--- begin ---

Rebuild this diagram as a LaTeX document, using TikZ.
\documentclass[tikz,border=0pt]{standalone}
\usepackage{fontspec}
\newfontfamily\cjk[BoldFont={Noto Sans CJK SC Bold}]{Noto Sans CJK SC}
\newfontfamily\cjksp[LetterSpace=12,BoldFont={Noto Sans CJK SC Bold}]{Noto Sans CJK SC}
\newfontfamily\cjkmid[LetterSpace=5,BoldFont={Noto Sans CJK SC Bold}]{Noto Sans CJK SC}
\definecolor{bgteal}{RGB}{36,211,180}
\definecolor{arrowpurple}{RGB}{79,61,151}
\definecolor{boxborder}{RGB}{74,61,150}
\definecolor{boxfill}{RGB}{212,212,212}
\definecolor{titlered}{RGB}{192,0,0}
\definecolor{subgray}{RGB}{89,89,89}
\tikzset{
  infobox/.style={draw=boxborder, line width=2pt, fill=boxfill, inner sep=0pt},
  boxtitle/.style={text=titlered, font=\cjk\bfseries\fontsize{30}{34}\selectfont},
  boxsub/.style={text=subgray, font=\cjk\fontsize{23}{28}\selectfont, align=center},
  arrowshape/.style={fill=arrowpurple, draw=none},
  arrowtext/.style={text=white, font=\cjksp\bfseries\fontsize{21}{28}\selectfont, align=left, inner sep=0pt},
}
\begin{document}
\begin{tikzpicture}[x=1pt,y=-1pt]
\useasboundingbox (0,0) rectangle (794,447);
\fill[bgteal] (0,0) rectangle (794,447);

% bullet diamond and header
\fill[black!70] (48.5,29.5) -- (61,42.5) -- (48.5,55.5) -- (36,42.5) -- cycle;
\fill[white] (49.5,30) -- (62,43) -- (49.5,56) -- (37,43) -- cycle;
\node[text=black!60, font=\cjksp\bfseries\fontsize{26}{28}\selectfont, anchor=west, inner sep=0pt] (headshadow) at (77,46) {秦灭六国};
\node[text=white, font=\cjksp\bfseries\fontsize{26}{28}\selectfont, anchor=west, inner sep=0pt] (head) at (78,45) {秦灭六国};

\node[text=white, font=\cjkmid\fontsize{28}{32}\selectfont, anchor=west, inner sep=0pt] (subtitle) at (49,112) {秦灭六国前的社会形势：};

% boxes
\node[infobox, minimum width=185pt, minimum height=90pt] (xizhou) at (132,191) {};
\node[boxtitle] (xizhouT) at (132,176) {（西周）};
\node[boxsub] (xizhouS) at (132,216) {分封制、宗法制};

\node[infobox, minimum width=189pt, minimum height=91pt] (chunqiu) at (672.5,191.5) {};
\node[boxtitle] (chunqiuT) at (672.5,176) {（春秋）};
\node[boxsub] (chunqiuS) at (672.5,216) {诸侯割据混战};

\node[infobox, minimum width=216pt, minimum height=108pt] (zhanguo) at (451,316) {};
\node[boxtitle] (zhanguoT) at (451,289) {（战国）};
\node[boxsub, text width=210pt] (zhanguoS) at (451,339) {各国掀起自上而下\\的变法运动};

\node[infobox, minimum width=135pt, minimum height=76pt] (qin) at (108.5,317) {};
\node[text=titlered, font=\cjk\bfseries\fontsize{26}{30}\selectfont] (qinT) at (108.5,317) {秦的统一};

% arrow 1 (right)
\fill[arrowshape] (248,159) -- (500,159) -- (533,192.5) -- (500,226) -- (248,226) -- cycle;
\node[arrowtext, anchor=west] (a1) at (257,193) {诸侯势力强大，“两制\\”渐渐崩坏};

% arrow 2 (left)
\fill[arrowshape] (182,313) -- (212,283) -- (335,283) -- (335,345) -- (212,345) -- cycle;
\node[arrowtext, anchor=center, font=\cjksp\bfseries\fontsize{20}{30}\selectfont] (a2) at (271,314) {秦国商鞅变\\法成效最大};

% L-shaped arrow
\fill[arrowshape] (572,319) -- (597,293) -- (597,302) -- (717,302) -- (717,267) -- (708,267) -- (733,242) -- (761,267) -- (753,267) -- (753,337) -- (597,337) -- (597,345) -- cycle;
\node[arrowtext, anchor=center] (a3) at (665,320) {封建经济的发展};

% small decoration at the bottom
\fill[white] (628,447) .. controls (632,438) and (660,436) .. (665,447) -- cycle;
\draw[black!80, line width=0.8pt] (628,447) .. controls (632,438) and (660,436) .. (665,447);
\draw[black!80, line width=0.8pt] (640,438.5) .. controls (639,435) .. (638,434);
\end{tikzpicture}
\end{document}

--- end ---

■ EXERCISE:
Once more, set down the full listing, verbatim.

■ SOLUTION FOR THIS EXERCISE:
Rebuild this diagram as a LaTeX document, using TikZ.
\documentclass[tikz,border=0pt]{standalone}
\usepackage{fontspec}
\newfontfamily\cjk[BoldFont={Noto Sans CJK SC Bold}]{Noto Sans CJK SC}
\newfontfamily\cjksp[LetterSpace=12,BoldFont={Noto Sans CJK SC Bold}]{Noto Sans CJK SC}
\newfontfamily\cjkmid[LetterSpace=5,BoldFont={Noto Sans CJK SC Bold}]{Noto Sans CJK SC}
\definecolor{bgteal}{RGB}{36,211,180}
\definecolor{arrowpurple}{RGB}{79,61,151}
\definecolor{boxborder}{RGB}{74,61,150}
\definecolor{boxfill}{RGB}{212,212,212}
\definecolor{titlered}{RGB}{192,0,0}
\definecolor{subgray}{RGB}{89,89,89}
\tikzset{
  infobox/.style={draw=boxborder, line width=2pt, fill=boxfill, inner sep=0pt},
  boxtitle/.style={text=titlered, font=\cjk\bfseries\fontsize{30}{34}\selectfont},
  boxsub/.style={text=subgray, font=\cjk\fontsize{23}{28}\selectfont, align=center},
  arrowshape/.style={fill=arrowpurple, draw=none},
  arrowtext/.style={text=white, font=\cjksp\bfseries\fontsize{21}{28}\selectfont, align=left, inner sep=0pt},
}
\begin{document}
\begin{tikzpicture}[x=1pt,y=-1pt]
\useasboundingbox (0,0) rectangle (794,447);
\fill[bgteal] (0,0) rectangle (794,447);

% bullet diamond and header
\fill[black!70] (48.5,29.5) -- (61,42.5) -- (48.5,55.5) -- (36,42.5) -- cycle;
\fill[white] (49.5,30) -- (62,43) -- (49.5,56) -- (37,43) -- cycle;
\node[text=black!60, font=\cjksp\bfseries\fontsize{26}{28}\selectfont, anchor=west, inner sep=0pt] (headshadow) at (77,46) {秦灭六国};
\node[text=white, font=\cjksp\bfseries\fontsize{26}{28}\selectfont, anchor=west, inner sep=0pt] (head) at (78,45) {秦灭六国};

\node[text=white, font=\cjkmid\fontsize{28}{32}\selectfont, anchor=west, inner sep=0pt] (subtitle) at (49,112) {秦灭六国前的社会形势：};

% boxes
\node[infobox, minimum width=185pt, minimum height=90pt] (xizhou) at (132,191) {};
\node[boxtitle] (xizhouT) at (132,176) {（西周）};
\node[boxsub] (xizhouS) at (132,216) {分封制、宗法制};

\node[infobox, minimum width=189pt, minimum height=91pt] (chunqiu) at (672.5,191.5) {};
\node[boxtitle] (chunqiuT) at (672.5,176) {（春秋）};
\node[boxsub] (chunqiuS) at (672.5,216) {诸侯割据混战};

\node[infobox, minimum width=216pt, minimum height=108pt] (zhanguo) at (451,316) {};
\node[boxtitle] (zhanguoT) at (451,289) {（战国）};
\node[boxsub, text width=210pt] (zhanguoS) at (451,339) {各国掀起自上而下\\的变法运动};

\node[infobox, minimum width=135pt, minimum height=76pt] (qin) at (108.5,317) {};
\node[text=titlered, font=\cjk\bfseries\fontsize{26}{30}\selectfont] (qinT) at (108.5,317) {秦的统一};

% arrow 1 (right)
\fill[arrowshape] (248,159) -- (500,159) -- (533,192.5) -- (500,226) -- (248,226) -- cycle;
\node[arrowtext, anchor=west] (a1) at (257,193) {诸侯势力强大，“两制\\”渐渐崩坏};

% arrow 2 (left)
\fill[arrowshape] (182,313) -- (212,283) -- (335,283) -- (335,345) -- (212,345) -- cycle;
\node[arrowtext, anchor=center, font=\cjksp\bfseries\fontsize{20}{30}\selectfont] (a2) at (271,314) {秦国商鞅变\\法成效最大};

% L-shaped arrow
\fill[arrowshape] (572,319) -- (597,293) -- (597,302) -- (717,302) -- (717,267) -- (708,267) -- (733,242) -- (761,267) -- (753,267) -- (753,337) -- (597,337) -- (597,345) -- cycle;
\node[arrowtext, anchor=center] (a3) at (665,320) {封建经济的发展};

% small decoration at the bottom
\fill[white] (628,447) .. controls (632,438) and (660,436) .. (665,447) -- cycle;
\draw[black!80, line width=0.8pt] (628,447) .. controls (632,438) and (660,436) .. (665,447);
\draw[black!80, line width=0.8pt] (640,438.5) .. controls (639,435) .. (638,434);
\end{tikzpicture}
\end{document}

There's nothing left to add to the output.